Published online by Cambridge University Press: 15 April 2023
“I find the language of ‘skivers versus strivers’ particularly offensive when it comes to single parents, who are already working around the clock to care for their children. Such rhetoric drains confidence and self-esteem from those who desperately want, as I did, to get back into the job market…. Meanwhile the government mantra that work is the best route out of poverty is ringing increasingly hollow, with nearly 1 in 3 children whose single parent works part time still growing up in poverty.” (J.K. Rowling, author and president of the charity, Gingerbread)
Having softened up their audience with a press campaign of tales of ‘scroungers’ and fraudsters, the Tories couldn’t have been clearer about their purpose: to turn the low paid against the unemployed. (Commentator Seumas Milne writing in The Guardian in January 2013)
Cunning narrative behind the cuts
When author J.K. Rowling speaks, people listen. The creator of Harry Potter and former unemployed single mother is one of those rare individuals who went on to accumulate great wealth after having lived on the bread line, yet never lost sight of her previous status, using her own experience to highlight the ongoing difficulties of others by speaking out. In September 2013 Rowling harnessed her fame and her platform as president of Gingerbread, a charity that campaigns for the rights of lone parents, to launch a stinging riposte to what had turned out to be one of the most contentious issues associated with austerity: the propagation of the idea – the myth – that a person who isn’t in work is not just jobless, but worthless.

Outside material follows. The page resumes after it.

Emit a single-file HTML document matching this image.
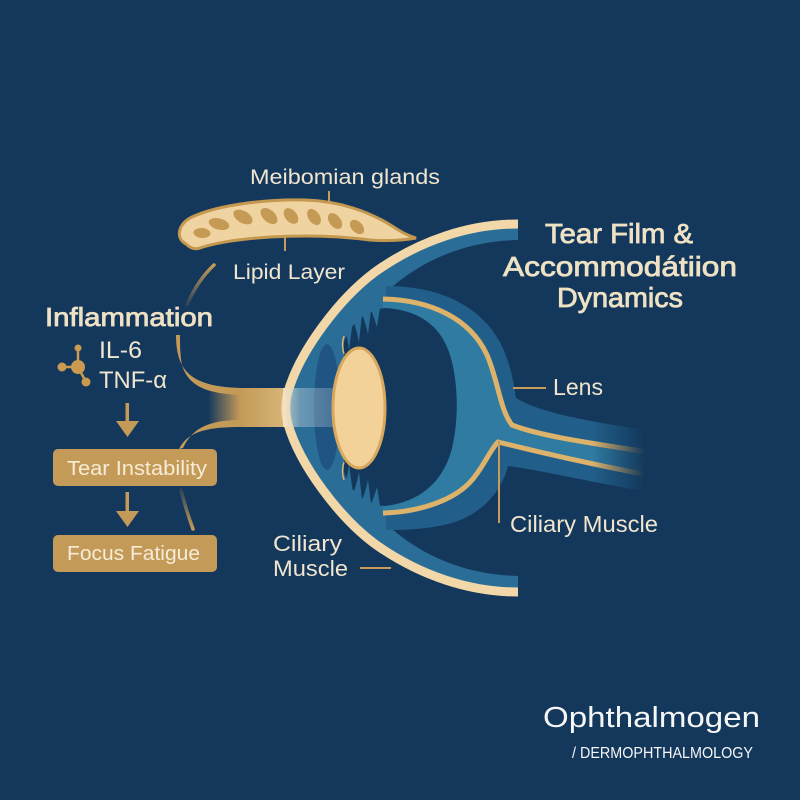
<!DOCTYPE html>
<html><head><meta charset="utf-8"><style>html,body{margin:0;padding:0;background:#14385b;}svg{display:block;}</style></head>
<body>
<svg width="800" height="800" viewBox="0 0 800 800" xmlns="http://www.w3.org/2000/svg" font-family="'Liberation Sans', 'DejaVu Sans', sans-serif">
<defs>
<linearGradient id="trunk" gradientUnits="userSpaceOnUse" x1="208" y1="0" x2="288" y2="0">
<stop offset="0" stop-color="#c39a58" stop-opacity="0"/>
<stop offset="0.4" stop-color="#c39a58" stop-opacity="1"/>
<stop offset="1" stop-color="#d8b67a" stop-opacity="1"/>
</linearGradient>
<linearGradient id="beam" gradientUnits="userSpaceOnUse" x1="284" y1="0" x2="338" y2="0">
<stop offset="0" stop-color="#f7e6c6" stop-opacity="0.75"/>
<stop offset="0.3" stop-color="#b9cbd8" stop-opacity="0.45"/>
<stop offset="1" stop-color="#9fb9cf" stop-opacity="0.3"/>
</linearGradient>
<linearGradient id="fadeg" gradientUnits="userSpaceOnUse" x1="592" y1="0" x2="645" y2="0">
<stop offset="0" stop-color="#fff"/>
<stop offset="1" stop-color="#000"/>
</linearGradient>
<mask id="fade" maskUnits="userSpaceOnUse" x="0" y="0" width="800" height="800">
<rect width="800" height="800" fill="url(#fadeg)"/>
</mask>
<linearGradient id="arcTop" gradientUnits="userSpaceOnUse" x1="0" y1="264" x2="0" y2="306">
<stop offset="0" stop-color="#c99d58" stop-opacity="1"/>
<stop offset="1" stop-color="#c99d58" stop-opacity="0.1"/>
</linearGradient>
<linearGradient id="arcBot" gradientUnits="userSpaceOnUse" x1="0" y1="488" x2="0" y2="530">
<stop offset="0" stop-color="#c99d58" stop-opacity="0.1"/>
<stop offset="1" stop-color="#c99d58" stop-opacity="1"/>
</linearGradient>
</defs>

<rect width="800" height="800" fill="#14385b"/>

<!-- Meibomian gland -->
<path d="M186,244 C175,238 178,224 192,217 C220,204 270,199 305,200 C340,201 370,212 392,226 C400,231 406,235 416,238 C400,241 385,241 370,240 C340,236 305,235 270,237 C240,239 215,243 200,248 C194,250 189,247 186,244 Z" fill="#efd3a0" stroke="#c4984f" stroke-width="3"/>
<g fill="#c59a55">
<ellipse cx="202" cy="233" rx="8.5" ry="5" transform="rotate(5 202 233)"/>
<ellipse cx="219" cy="224" rx="10.5" ry="5.6" transform="rotate(15 219 224)"/>
<ellipse cx="243" cy="217" rx="10.5" ry="6" transform="rotate(30 243 217)"/>
<ellipse cx="269" cy="216" rx="10" ry="6" transform="rotate(42 269 216)"/>
<ellipse cx="291" cy="216" rx="9" ry="5.8" transform="rotate(50 291 216)"/>
<ellipse cx="314" cy="217" rx="9" ry="5.6" transform="rotate(55 314 217)"/>
<ellipse cx="335" cy="221" rx="9" ry="5.6" transform="rotate(52 335 221)"/>
<ellipse cx="357" cy="227" rx="8.5" ry="5.4" transform="rotate(45 357 227)"/>
</g>

<!-- left trunk / branches -->
<rect x="208" y="388" width="80" height="39" fill="url(#trunk)"/>
<path d="M176,335 C176,372 192,387 242,388 L242,395 C205,394 188,385 182,365 C180,355 180,345 180,335 Z" fill="#c39a58"/>
<path d="M179,449 C188,432 205,427 242,427 L242,420 C210,420 193,427 183,448 Z" fill="#c39a58"/>
<path d="M214,265 Q197,281 187,305" fill="none" stroke="url(#arcTop)" stroke-width="3.5" stroke-linecap="round"/>
<path d="M181,490 Q186,510 193,529" fill="none" stroke="url(#arcBot)" stroke-width="3.5" stroke-linecap="round"/>

<!-- cornea fill -->
<path d="M518,224 C470,224 420,240 375,272 C340,298 300,350 288,392 C285,402 285,414 288,424 C300,466 340,518 375,544 C420,576 470,592 518,592 Z" fill="#2a6e98"/>
<!-- dark interior right of band -->
<path d="M518,240 C472,241 428,256 392,287 L392,529 C428,560 472,575 518,576 Z" fill="#14385b"/>
<!-- darker anterior zone -->
<ellipse cx="327" cy="407" rx="13" ry="63" fill="#1f5483"/>

<!-- crescent + nerve -->
<g mask="url(#fade)">
<path d="M386,286 C440,286 480,306 500,342 C511,364 514,385 516,398 C535,410 575,420 648,430 L648,492 C580,480 540,470 508,466 C502,490 484,512 455,522 C432,529 408,530 386,530 Z" fill="#215f8a"/>
<path d="M383,300 C430,300 470,318 487,355 C498,380 500,410 512,425 C540,436 590,443 648,452 L648,475 C580,463 530,450 498,442 C490,450 484,466 472,480 C455,500 420,512 383,513 Z" fill="#2f7ba2"/>
<path d="M383,299 C430,300 470,318 487,355 C498,380 500,410 512,425 C540,436 590,443 648,452" fill="none" stroke="#ddb26a" stroke-width="5"/>
<path d="M383,513 C420,512 455,500 472,480 C484,466 490,450 498,442 C530,450 580,462 648,475" fill="none" stroke="#ddb26a" stroke-width="5"/>
</g>

<!-- inner dark region -->
<path d="M385,308 C420,310 444,327 452,362 C459,392 458,426 451,452 C442,482 420,502 385,506 C365,505 350,492 344,472 L344,342 C350,324 365,310 385,308 Z" fill="#14385b"/>

<!-- fringes -->
<g fill="#2a6e98">
<path d="M340,316 Q347,332 349,350 L353,320 Z"/>
<path d="M350,312 Q356,326 359,342 L362,314 Z"/>
<path d="M360,309 Q365,320 368,334 L371,311 Z"/>
<path d="M370,307 Q374,317 377,327 L380,308 Z"/>
<path d="M340,498 Q347,482 349,464 L353,494 Z"/>
<path d="M350,502 Q356,488 359,472 L362,500 Z"/>
<path d="M360,505 Q365,494 368,480 L371,503 Z"/>
<path d="M370,507 Q374,497 377,487 L380,506 Z"/>
</g>

<!-- cornea cream -->
<path d="M518,224 C470,224 420,240 375,272 C340,298 300,350 288,392 C285,402 285,414 288,424 C300,466 340,518 375,544 C420,576 470,592 518,592" fill="none" stroke="#f2d7a8" stroke-width="9"/>

<!-- light beam -->
<rect x="283" y="388" width="54" height="39" fill="url(#beam)"/>

<!-- lens -->
<path d="M344,336 Q341,345 344,354" fill="none" stroke="#ddb26a" stroke-width="1.5"/>
<path d="M344,462 Q341,471 344,480" fill="none" stroke="#ddb26a" stroke-width="1.5"/>
<ellipse cx="359" cy="408" rx="26" ry="60" fill="#f3d29a" stroke="#d8a95c" stroke-width="3"/>

<!-- leader lines -->
<g stroke="#c79c58" stroke-width="2">
<line x1="329" y1="191" x2="329" y2="203"/>
<line x1="285" y1="236" x2="285" y2="251"/>
<line x1="513" y1="388" x2="546" y2="388"/>
<line x1="499" y1="441" x2="499" y2="523"/>
<line x1="360" y1="568" x2="391" y2="568"/>
</g>

<!-- molecule icon -->
<g stroke="#c99a50" stroke-width="2.5">
<line x1="78" y1="367" x2="78" y2="349"/>
<line x1="78" y1="367" x2="62" y2="367"/>
<line x1="78" y1="367" x2="86" y2="382"/>
</g>
<g fill="#c99a50">
<circle cx="78" cy="367" r="7"/>
<circle cx="78" cy="348" r="3.5"/>
<circle cx="62" cy="367" r="4.5"/>
<circle cx="86" cy="382" r="4.5"/>
</g>

<!-- arrows -->
<g fill="#c39a58">
<rect x="125.5" y="403" width="3.5" height="20"/>
<polygon points="116,421 139,421 127.5,437"/>
<rect x="125.5" y="492" width="3.5" height="21"/>
<polygon points="116,511 139,511 127.5,527"/>
</g>

<!-- boxes -->
<rect x="53" y="449" width="164" height="37" rx="5" fill="#c39a58"/>
<rect x="53" y="535" width="164" height="37" rx="5" fill="#c39a58"/>

<!-- texts -->
<g fill="#f0e5cf">
<text x="250" y="184" font-size="21" textLength="190" lengthAdjust="spacingAndGlyphs">Meibomian glands</text>
<text x="233" y="279" font-size="21" textLength="112" lengthAdjust="spacingAndGlyphs">Lipid Layer</text>
<text x="273" y="551" font-size="22" textLength="69" lengthAdjust="spacingAndGlyphs">Ciliary</text>
<text x="273" y="576" font-size="22" textLength="75" lengthAdjust="spacingAndGlyphs">Muscle</text>
<text x="553" y="395" font-size="23" textLength="50" lengthAdjust="spacingAndGlyphs">Lens</text>
<text x="510" y="532" font-size="23" textLength="148" lengthAdjust="spacingAndGlyphs">Ciliary Muscle</text>
<text x="99" y="358" font-size="24" textLength="43" lengthAdjust="spacingAndGlyphs">IL-6</text>
<text x="99" y="388" font-size="24" textLength="68" lengthAdjust="spacingAndGlyphs">TNF-α</text>
</g>
<g fill="#efe2c4" stroke="#efe2c4" stroke-width="0.8">
<text x="545" y="243" font-size="28" textLength="148" lengthAdjust="spacingAndGlyphs">Tear Film &amp;</text>
<text x="503" y="276" font-size="28" textLength="234" lengthAdjust="spacingAndGlyphs">Accommodátiion</text>
<text x="557" y="307" font-size="28" textLength="126" lengthAdjust="spacingAndGlyphs">Dynamics</text>
<text x="45" y="326" font-size="26" textLength="168" lengthAdjust="spacingAndGlyphs">Inflammation</text>
</g>
<g fill="#f7ecd6">
<text x="67" y="475" font-size="20" textLength="140" lengthAdjust="spacingAndGlyphs">Tear Instability</text>
<text x="67" y="560" font-size="20" textLength="133" lengthAdjust="spacingAndGlyphs">Focus Fatigue</text>
</g>
<g fill="#f6f6f6">
<text x="543" y="727" font-size="29" textLength="217" lengthAdjust="spacingAndGlyphs">Ophthalmogen</text>
<text x="572" y="758" font-size="16" textLength="181" lengthAdjust="spacingAndGlyphs">/ DERMOPHTHALMOLOGY</text>
</g>
</svg>
</body></html>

With understated eloquence Rowling was able to get straight to the heart of the matter. Referring to a disparaging comment by the welfare minister and former investment banker, Lord Freud, suggesting those on benefits needed to take more risks to remove themselves from welfare dependency (the minister said, “people who are poor should be prepared to take the biggest risks – they’ve got least to lose”.) Rowling responded that such statements spoke “to a profound disconnect with people struggling to keep their heads above water”.
That the government (and mainstream politicians generally) were guilty of a kind of ‘profound disconnect’ was a sentiment shared by people at the sharp end of austerity all over the UK.